Film: Paper Moon (1973)
Stars: Ryan O'Neal, Tatum O'Neal, Madeline Kahn, Randy Quaid
Director: Peter Bogdonavich
Oscar History: 4 nominations/1 win (Best Supporting Actress-Tatum O'Neal*, Supporting Actress-Madeline Kahn, Adapted Screenplay, Sound)
Snap Judgment Ranking: 5/5 stars
All week long we're looking at films from 1973, with an emphasis on Oscar-nominated films (all of which are movies I watched for the first time while on quarantine). Yesterday we talked about the Best Supporting Actor winner The Paper Chase, so it felt appropriate to bookend that movie with the Best Supporting Actress winner of that year, the youngest victor in Oscar history, Tatum O'Neal. Both, weirdly, were at the beginnings of their film acting career, though O'Neal was some sixty years Houseman's junior. Houseman had become a theater legend at that point, but in terms of film acting he'd only had two bit parts, one of which was uncredited, before he won his Oscar for The Paper Chase. O'Neal won for her first film proper, playing opposite her dad in the similarly-titled Paper Moon.
(Spoilers Ahead) The movie is about Moze Pray (Ryan O'Neal), a devilishly handsome (seriously-the elder O'Neal has never looked better) con artist who sells Bibles to widows for a profit, and a young girl named Addie (Tatum O'Neal) whose mother has recently died, and who has no one to take her to live with her aunt in Missouri. Moze is basically asked to drive Addie to the train station, but upon realizing that Moze used her dead mother to secure $200 in a con, Addie demands that he pay her back the money, and she won't leave his side until he does. Thus, an unlikely pair heads off on a road trip, and Addie quickly brings finesse to Moze's schtick, getting him more money and helping him to pull off more sophisticated cons. Along the way, they meet an exotic dancer named Trixie Delight (Kahn), with whom Moze is smitten, but Addie isn't (she quickly schemes with Trixie's maid on a way to eliminate the "competition"), and they form a bond. In the end, this is enough of a bond that even though Moze (after a botched bootlegging scheme) is broke-and-beaten-down, Addie picks a life on the road with him rather than the more secure world of her aunt's home.

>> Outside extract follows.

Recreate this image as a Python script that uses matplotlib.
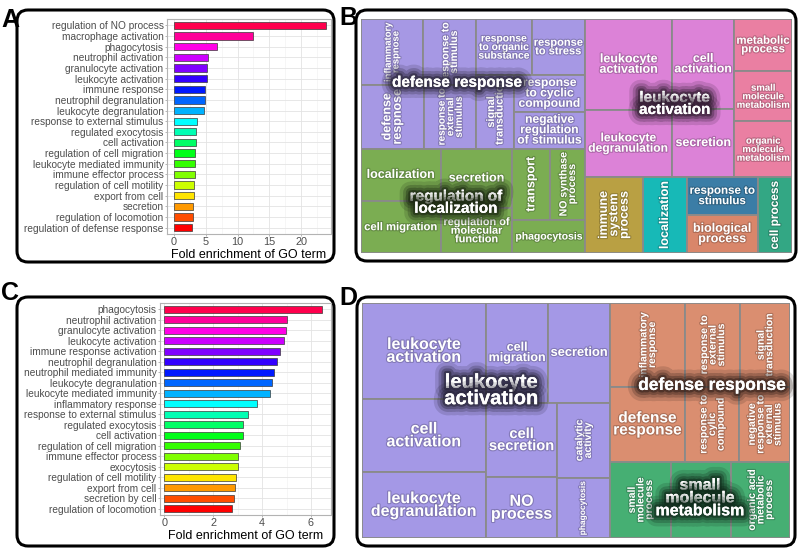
import colorsys

import matplotlib
matplotlib.use("Agg")
import matplotlib.pyplot as plt
import matplotlib.patheffects as pe
from matplotlib.colors import to_rgb
from matplotlib.patches import FancyBboxPatch, Rectangle
from matplotlib.ticker import MultipleLocator

plt.rcParams['font.family'] = ['Liberation Sans', 'DejaVu Sans']

W, H = 800, 552

# panel A: GO enrichment (top 20 terms)
a_terms = ['regulation of NO process', 'macrophage activation', 'phagocytosis',
           'neutrophil activation', 'granulocyte activation', 'leukocyte activation',
           'immune response', 'neutrophil degranulation', 'leukocyte degranulation',
           'response to external stimulus', 'regulated exocytosis', 'cell activation',
           'regulation of cell migration', 'leukocyte mediated immunity',
           'immune effector process', 'regulation of cell motility', 'export from cell',
           'secretion', 'regulation of locomotion', 'regulation of defense response']
a_values = [23.9, 12.4, 6.8, 5.3, 5.2, 5.15, 4.9, 4.85, 4.7, 3.65,
            3.5, 3.5, 3.35, 3.35, 3.25, 3.15, 3.1, 3.0, 3.0, 2.85]

# panel C
c_terms = ['phagocytosis', 'neutrophil activation', 'granulocyte activation',
           'leukocyte activation', 'immune response activation', 'neutrophil degranulation',
           'neutrophil mediated immunity', 'leukocyte degranulation',
           'leukocyte mediated immunity', 'inflammatory response',
           'response to external stimulus', 'regulated exocytosis', 'cell activation',
           'regulation of cell migration', 'immune effector process', 'exocytosis',
           'regulation of cell motility', 'export from cell', 'secretion by cell',
           'regulation of locomotion']
c_values = [6.47, 5.0, 4.96, 4.89, 4.73, 4.59, 4.5, 4.41, 4.32, 3.79,
            3.42, 3.23, 3.2, 3.08, 3.01, 3.0, 2.93, 2.89, 2.83, 2.77]

# panel B: REVIGO treemap
b_labels = ['inflammatory\nrespnose', 'response to\nstimulus', 'response\nto organic\nsubstance',
            'response\nto stress', 'defense\nrespnose', 'response to\nexternal\nstimulus',
            'signal\ntransduction', 'response\nto cyclic\ncompound',
            'negative\nregulation\nof stimulus', 'localization', 'cell migration', 'secretion',
            'regulation of\nmolecular\nfunction', 'transport', 'NO synthase\nprocess',
            'phagocytosis', 'leukocyte\nactivation', 'leukocyte\ndegranulation',
            'cell\nactivation', 'secretion', 'metabolic\nprocess', 'small\nmolecule\nmetabolism',
            'organic\nmolecule\nmetabolism', 'immune\nsystem\nprocess', 'localization',
            'response to\nstimulus', 'biological\nprocess', 'cell process']
b_sizes = [41, 35, 31, 30, 40, 33, 28, 26, 26, 42, 41, 43, 32, 27, 25, 24,
           79, 58, 56, 42, 30, 29, 32, 44, 33, 27, 27, 26]
b_groups = [0, 0, 0, 0, 0, 0, 0, 0, 0, 1, 1, 1, 1, 1, 1, 1,
            2, 2, 2, 2, 3, 3, 3, 4, 5, 6, 7, 8]
b_group_names = ['defense response', 'regulation of\nlocalization', 'leukocyte\nactivation',
                 '', '', '', '', '', '']
b_colors = ['#A698E4', '#7BAD52', '#DC82D7', '#EA7FA2', '#B9A043',
            '#17B9B7', '#3B7DA6', '#D9866A', '#33A784']
b_rotated = {0, 1, 4, 5, 6, 13, 14, 23, 24, 27}
b_tree = ('h', [
    ('v', [
        ('h', [('v', [('h', [0, 1]), ('h', [4, 5])]),
               ('v', [('h', [2, 3]), ('h', [6, ('v', [7, 8])])])]),
        ('h', [('v', [9, 10]), ('v', [11, 12]), ('v', [('h', [13, 14]), 15])]),
    ]),
    ('v', [
        ('h', [('h', [('v', [16, 17]), ('v', [18, 19])]), ('v', [20, 21, 22])]),
        ('h', [23, 24, ('v', [25, 26]), 27]),
    ]),
])

# panel D
d_labels = ['leukocyte\nactivation', 'cell\nactivation', 'leukocyte\ndegranulation',
            'cell\nmigration', 'secretion', 'cell\nsecretion', 'NO\nprocess',
            'catalytic\nactivity', 'phagocytosis', 'inflammatory\nresponse',
            'response to\nexternal\nstimulus', 'signal\ntransduction', 'defense\nresponse',
            'response to\ncylic\ncompound', 'negative\nresponse to\nexternal\nstimulus',
            'small\nmolecule\nprocess', '', 'organic acid\nmetabolic\nprocess']
d_sizes = [119, 91, 82, 62, 62, 53, 43, 40, 32, 63, 46, 42, 56, 41, 38, 46, 46, 45]
d_groups = [0] * 9 + [1] * 6 + [2] * 3
d_group_names = ['leukocyte\nactivation', 'defense response', 'small\nmolecule\nmetabolism']
d_colors = ['#A498E6', '#DA8E70', '#46AF73']
d_rotated = {7, 8, 9, 10, 11, 13, 14, 15, 17}
d_tree = ('h', [
    ('h', [('v', [0, 1, 2]),
           ('v', [('h', [3, 4]), ('h', [('v', [5, 6]), ('v', [7, 8])])])]),
    ('v', [('v', [('h', [9, 10, 11]), ('h', [12, 13, 14])]),
           ('h', [15, 16, 17])]),
])

fig = plt.figure(figsize=(W / 100, H / 100), dpi=100)


def px_rect(x0, y0, x1, y1):
    return [x0 / W, 1 - y1 / H, (x1 - x0) / W, (y1 - y0) / H]


# frame layer with rounded boxes and panel letters, 1 unit = 1 pixel
bg = fig.add_axes([0, 0, 1, 1])
bg.set_xlim(0, W)
bg.set_ylim(H, 0)
bg.axis('off')
for (x0, y0, x1, y1), letter, (lx, ly) in [((17, 10, 334, 262), 'A', (1, 27)),
                                           ((356, 10, 796, 261), 'B', (339, 25)),
                                           ((17, 297, 334, 546), 'C', (1, 300)),
                                           ((357, 297, 795, 546), 'D', (339, 305))]:
    bg.add_patch(FancyBboxPatch((x0, y0), x1 - x0, y1 - y0,
                                boxstyle='round,pad=0,rounding_size=11',
                                fill=False, edgecolor='black', linewidth=2.2))
    bg.text(lx, ly, letter, fontsize=18, fontweight='bold', ha='left', va='baseline')


def bar_panel(rect, terms, values, xlim, major, minor):
    ax = fig.add_axes(px_rect(*rect))
    n = len(terms)
    # rainbow palette, hue running from 0.95 down to 0
    colors = [colorsys.hsv_to_rgb(round((n - 1 - i) * 0.05, 3), 1, 1) for i in range(n)]
    ax.barh(range(n), values, height=0.68, color=colors,
            edgecolor='#3a3a3a', linewidth=0.5, zorder=3)
    ax.set_yticks(range(n))
    ax.set_yticklabels(terms)
    ax.set_ylim(n - 0.4, -0.6)
    ax.set_xlim(*xlim)
    ax.xaxis.set_major_locator(MultipleLocator(major))
    ax.xaxis.set_minor_locator(MultipleLocator(minor))
    ax.grid(which='major', color='#E3E3E3', linewidth=0.6, zorder=0)
    ax.grid(which='minor', axis='x', color='#F0F0F0', linewidth=0.4, zorder=0)
    ax.set_axisbelow(True)
    for s in ax.spines.values():
        s.set_color('#B3B3B3')
        s.set_linewidth(0.8)
    ax.tick_params(axis='y', labelsize=7.3, length=1.5, pad=1, width=0.5)
    ax.tick_params(axis='x', labelsize=7.8, length=1.5, pad=0.8, width=0.5)
    ax.tick_params(which='minor', length=0)
    ax.tick_params(color='#999999', labelcolor='#4D4D4D', which='both')
    ax.set_xlabel('Fold enrichment of GO term', fontsize=9, color='black', labelpad=1.5)
    return ax


bar_panel((167, 19, 331, 234), a_terms, a_values, (-1.1, 24.7), 5, 2.5)
bar_panel((160, 303, 331, 515), c_terms, c_values, (-0.18, 6.82), 2, 1)


def weight(node, sizes):
    if isinstance(node, int):
        return sizes[node]
    return sum(weight(c, sizes) for c in node[1])


def layout(node, sizes, x, y, w, h, out):
    if isinstance(node, int):
        out[node] = (x, y, w, h)
        return
    direction, children = node
    total = weight(node, sizes)
    pos = 0.0
    for child in children:
        f = weight(child, sizes) / total
        if direction == 'h':
            layout(child, sizes, x + pos * w, y, f * w, h, out)
        else:
            layout(child, sizes, x, y + pos * h, w, f * h, out)
        pos += f


def treemap_panel(rect, labels, sizes, groups, colors, tree, rotated,
                  group_names, group_fs, group_shift, cap, rot_cap):
    x0, y0, x1, y1 = rect
    pw, ph = x1 - x0, y1 - y0
    ax = fig.add_axes(px_rect(*rect))
    ax.set_xlim(0, 1)
    ax.set_ylim(1, 0)
    ax.axis('off')
    cells = {}
    layout(tree, sizes, 0, 0, 1, 1, cells)
    renderer = fig.canvas.get_renderer()
    shade = [pe.withStroke(linewidth=1.6, foreground='black', alpha=0.2)]
    for i, (x, y, w, h) in cells.items():
        ax.add_patch(Rectangle((x, y), w, h, facecolor=colors[groups[i]],
                               edgecolor='#8a8a8a', linewidth=1.3))
        if not labels[i]:
            continue
        rot = i in rotated
        t = ax.text(x + w / 2, y + h / 2, labels[i], ha='center', va='center',
                    ma='center', rotation=90 if rot else 0, color='white',
                    fontweight='bold', fontsize=10, linespacing=0.82,
                    path_effects=shade)
        ext = t.get_window_extent(renderer)
        t.set_fontsize(min(rot_cap if rot else cap,
                           10 * 0.92 * w * pw / ext.width,
                           10 * 0.9 * h * ph / ext.height))
    for g, name in enumerate(group_names):
        if not name:
            continue
        members = [cells[i] for i in cells if groups[i] == g]
        gx0 = min(m[0] for m in members)
        gx1 = max(m[0] + m[2] for m in members)
        gy0 = min(m[1] for m in members)
        gy1 = max(m[1] + m[3] for m in members)
        dx, dy = group_shift[g]
        dark = tuple(v * 0.22 for v in to_rgb(colors[g]))
        glow = [pe.withStroke(linewidth=16, foreground=dark, alpha=0.16),
                pe.withStroke(linewidth=11, foreground=dark, alpha=0.24),
                pe.withStroke(linewidth=7, foreground=dark, alpha=0.34),
                pe.withStroke(linewidth=3.5, foreground=dark, alpha=0.55),
                pe.Normal()]
        ax.text((gx0 + gx1) / 2 + dx / pw, (gy0 + gy1) / 2 + dy / ph, name,
                ha='center', va='center', ma='center', color='white',
                fontweight='bold', fontsize=group_fs[g], linespacing=0.82,
                path_effects=glow, zorder=5)


treemap_panel((361, 19, 792, 253), b_labels, b_sizes, b_groups, b_colors, b_tree,
              b_rotated, b_group_names, [11, 11, 11], [(-16, -1), (-17, 2), (15, 6)],
              9, 9)
treemap_panel((362, 303, 790, 538), d_labels, d_sizes, d_groups, d_colors, d_tree,
              d_rotated, d_group_names, [14.5, 12.5, 11.5], [(5, -30), (12, 3), (0, -2)],
              11.5, 7.5)

fig.savefig('out.png', dpi=100)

The bulk of the film is predicated on the relationship between Addie-and-Moze, and whether or not you find it endearing or dangerous. It's pretty clear, both in casting his actual daughter (who looks like him, though in my opinion she does indeed favor her real-life mother actress Joanna Moore) and in the way they structure the film that we're meant to believe that Addie is Moze's biological child, and thus he does owe her some sort of debt outside of the monetary. This unspoken truth hangs beautifully over the movie-there's a sense of Moze realizing not just of an obligation to himself to expect more from this life, but of Addie getting a second chance on a parent after her first one dies tragically before the film commences.

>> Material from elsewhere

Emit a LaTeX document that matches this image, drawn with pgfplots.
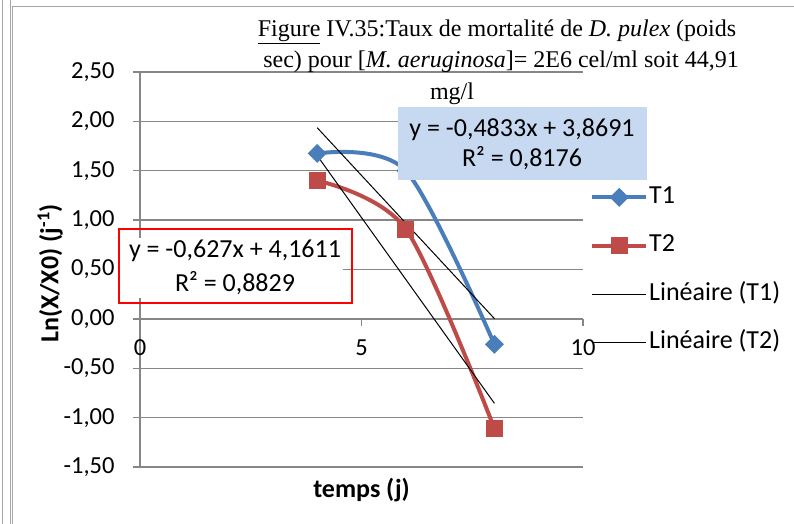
\documentclass[border=0pt]{standalone}
\usepackage{pgfplots}
\pgfplotsset{compat=1.18}
\usepackage{fontspec}
\setmainfont{Carlito}
\newfontfamily\titlefont{Liberation Serif}

\definecolor{tblue}{HTML}{4A7EBB}
\definecolor{tred}{HTML}{BE4B48}
\definecolor{gridgray}{HTML}{868686}
\definecolor{boxblue}{HTML}{C6D9F1}
\definecolor{framegray}{HTML}{A6A6A6}

\begin{document}
\begin{tikzpicture}
\useasboundingbox (0,0) rectangle (794bp,524bp);
% page frame
\draw[framegray, line width=1bp] (2.5bp,0) -- (2.5bp,524bp);
\draw[framegray, line width=0.8bp] (10bp,0) -- (10bp,524bp);
\draw[framegray, line width=0.8bp] (12.5bp,0) -- (12.5bp,518bp) -- (794bp,518bp);

\begin{axis}[
    at={(140bp,57bp)}, anchor=south west,
    scale only axis, width=443bp, height=395bp,
    xmin=0, xmax=10, ymin=-1.5, ymax=2.5,
    axis x line*=middle, axis y line*=left,
    hide obscured x ticks=false,
    xtick={0,5,10},
    ytick={-1.5,-1,-0.5,0,0.5,1,1.5,2,2.5},
    ymajorgrids,
    grid style={gridgray, line width=1.3bp},
    axis line style={gridgray, line width=1.3bp, -},
    tick style={gridgray, line width=1.3bp},
    major tick length=7bp, tick align=outside,
    tick label style={font=\fontsize{24.5bp}{28bp}\selectfont, black},
    /pgf/number format/assume math mode=true,
    yticklabel={\pgfmathprintnumber[fixed, fixed zerofill, precision=2, use comma]{\tick}},
    yticklabel style={xshift=-15bp},
    xticklabel style={yshift=-10bp},
    every axis x label/.style={at={(axis description cs:0.5,-0.076)}, anchor=base},
    every axis y label/.style={at={(axis description cs:-0.203,0.49)}, rotate=90, anchor=center},
    xlabel={\fontsize{26bp}{30bp}\selectfont\bfseries temps (j)},
    ylabel={\fontsize{26bp}{30bp}\selectfont\bfseries Ln(X/X0) (j\textsuperscript{-1})},
    legend style={at={(axis description cs:1.0158,0.716)}, anchor=north west,
        draw=none, fill=none, inner sep=0pt,
        font=\fontsize{26bp}{30bp}\selectfont,
        row sep=22.5bp, nodes={inner sep=1bp, text height=18bp, text depth=6bp},
        cells={anchor=west}},
    legend image code/.code={\draw[mark repeat=2, mark phase=2, #1] plot coordinates {(0bp,0bp) (27bp,0bp) (54bp,0bp)};},
]
\addplot[tblue, line width=4bp, smooth, mark=square*, mark size=6.2bp,
    mark options={rotate=45, solid, line width=1bp}]
    coordinates {(4,1.675) (6,1.500) (8,-0.258)};
\addlegendentry{T1}
\addplot[tred, line width=4bp, smooth, mark=square*, mark size=8bp,
    mark options={solid, line width=1bp}]
    coordinates {(4,1.40) (6,0.91) (8,-1.11)};
\addlegendentry{T2}
\addplot[black, line width=1bp] coordinates {(4,1.9359) (8,0.0027)};
\addlegendentry{Linéaire (T1)}
\addplot[black, line width=1bp] coordinates {(4,1.6531) (8,-0.8549)};
\addlegendentry{Linéaire (T2)}
\end{axis}

% title
\begin{scope}[every node/.style={anchor=base, inner sep=0pt, font=\titlefont\fontsize{24bp}{28bp}\selectfont}]
\node at (497bp,487bp) {\underline{Figure} IV.35:Taux de mortalité de \textit{D. pulex} (poids};
\node at (501bp,456bp) {sec) pour [\textit{M. aeruginosa}]= 2E6 cel/ml soit 44,91};
\node at (452bp,424bp) {mg/l};
\end{scope}

% trendline labels
\fill[boxblue] (398bp,417bp) rectangle (647bp,344bp);
\begin{scope}[every node/.style={anchor=base, inner sep=0pt, font=\fontsize{26bp}{30bp}\selectfont}]
\node at (522bp,387bp) {y = -0,4833x + 3,8691};
\node at (522bp,357bp) {R² = 0,8176};
\fill[white] (127bp,286bp) rectangle (343bp,226bp);
\draw[red, line width=1.3bp] (119bp,295bp) rectangle (352bp,221bp);
\node at (235bp,266bp) {y = -0,627x + 4,1611};
\node at (235bp,232bp) {R² = 0,8829};
\end{scope}
\end{tikzpicture}
\end{document}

The movie itself is not breaking new ground, but I loved it. Paper Moon is the kind of gemlike picture you can't stop watching, and are just engrossed in fully. It helps that the movie has a dynamo pair of leads. Ryan O'Neal has charisma, sex appeal, and just enough rascal in his Moze to make this one of his best performances. His daughter is a natural, and feeds off of that energy. It's always hard to tell how much credit you should give a child actor's performance to the director (and it's hard to get a gage on that when the director is as fascinating but immodest as Peter Bogdonavich), but O'Neal is riveting from start-to-finish. It's not remotely fair to call this a supporting part-she's in virtually every scene of the movie (I'd be willing to bet she has more screen-time than her dad), and it's the most egregious case of category fraud I've ever witnessed...but she's awesome in it. I totally get the impulse to give her this Oscar, even if when we get to the OVP write-ups I'm going to have to knock a star off of her score to put her competitors on the same field.
The film's other nominations are all well-earned too. Bogdonavich felt of the era by filming the movie in pristine black-and-white (today this would have gotten a Cinematography nomination), and it crackles with period songs & radio shows, as well as great detail in the sound work. The screenplay is a delight-quippy one-liners, it manages to feel authentic while never falling into cliche (and this is a road picture, so opportunity for cliche is blooming everywhere). It had to suck for Madeline Kahn, who is in about 12 minutes of the movie, to compete against someone in her own movie that was in so much of the picture, but she still brings finesse. There's a wonderful moment where she's trying to win over Addie, and in the process delivers a summary not just of the tricks that you know she's tried on other girl's with handsome fathers, but soon she starts confessing the problems of her life, how men never seem to stick around, even when she hopes they will. It's the sort of character work that Kahn would bring to all of her performances (such a brilliant actress), and might have even won her an Oscar...were it not for the little girl she finally convinces to smile taking up the rest of the movie.